The implementation handles two distinct phases differently:

- **Training**: During initialization, quantized weights and LoRA adapters are created
- **Evaluation**: Special handling bypasses adapter creation when not in initialization mode

This approach avoids RNG key issues during evaluation while maintaining proper parameter structure during training.

## QLoRA vs LoRA: Memory Comparison

QLoRA offers significant memory savings compared to regular LoRA, especially for larger models. A rough comparison:

| Model Size | Full Fine-tuning | LoRA | QLoRA (INT4) |
|------------|-----------------|------|-------------|
| 4B         | ~8 GB           | ~5 GB | ~3 GB        |
| 12B        | ~24 GB          | ~10 GB| ~5 GB        |

These are approximate values and actual memory usage depends on sequence length, batch size, and specific hardware/framework implementation.

## Saving and Loading QLoRA Weights

QLoRA weights can be saved and loaded similar to LoRA weights. Here's an example of how to save just the adapter weights:

In [None]:
# Example of how to save only the LoRA weights
import os

# Split model parameters to isolate LoRA weights
_, lora_params = gm.peft.split_params(state.params)

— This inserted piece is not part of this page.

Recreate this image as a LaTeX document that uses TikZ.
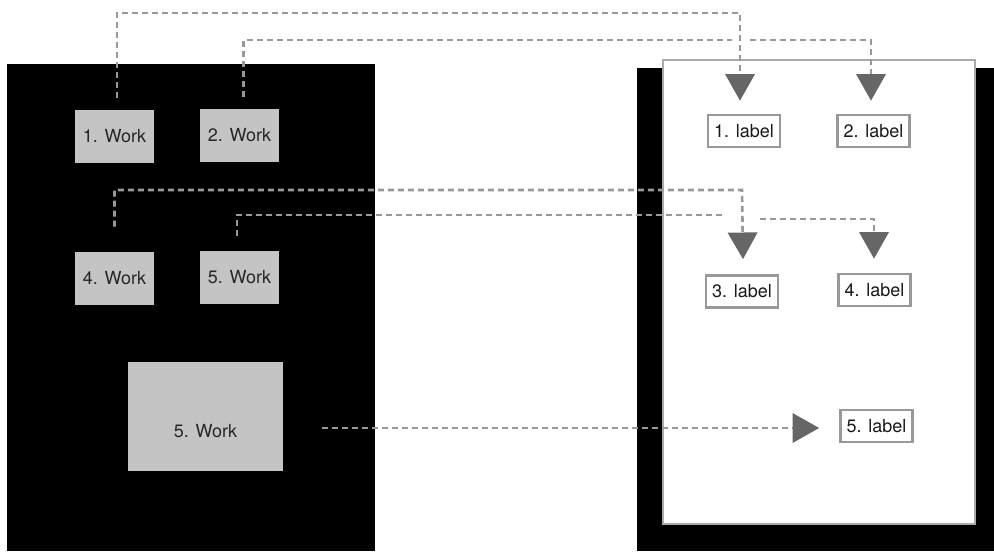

# Save only the LoRA parameters (much smaller size)
save_path = "/tmp/my_qlora_weights"
os.makedirs(save_path, exist_ok=True)
gm.ckpts.save_params(
    params=lora_params,
    path=save_path,
)

And to load the saved weights:

In [None]:
# Example of loading the saved QLoRA weights for inference
import jax

# Load base model parameters
base_params = gm.ckpts.load_params(
    path=gm.ckpts.CheckpointPath.GEMMA3_4B_IT,
)

# Load LoRA parameters
lora_params = gm.ckpts.load_params(
    path="/tmp/my_qlora_weights",
)

# Merge parameters for inference
merged_params = gm.peft.merge_params(base_params, lora_params)

# Create a new sampler with the merged parameters
inference_sampler = gm.text.ChatSampler(
    model=model,
    params=merged_params,
    tokenizer=tokenizer,
)

## Conclusion

QLoRA provides an excellent balance between memory efficiency and fine-tuning performance. By quantizing the frozen base model weights, we can dramatically reduce memory usage while still maintaining the benefits of parameter-efficient fine-tuning.

This approach is particularly valuable when working with larger models or when computation resources are limited.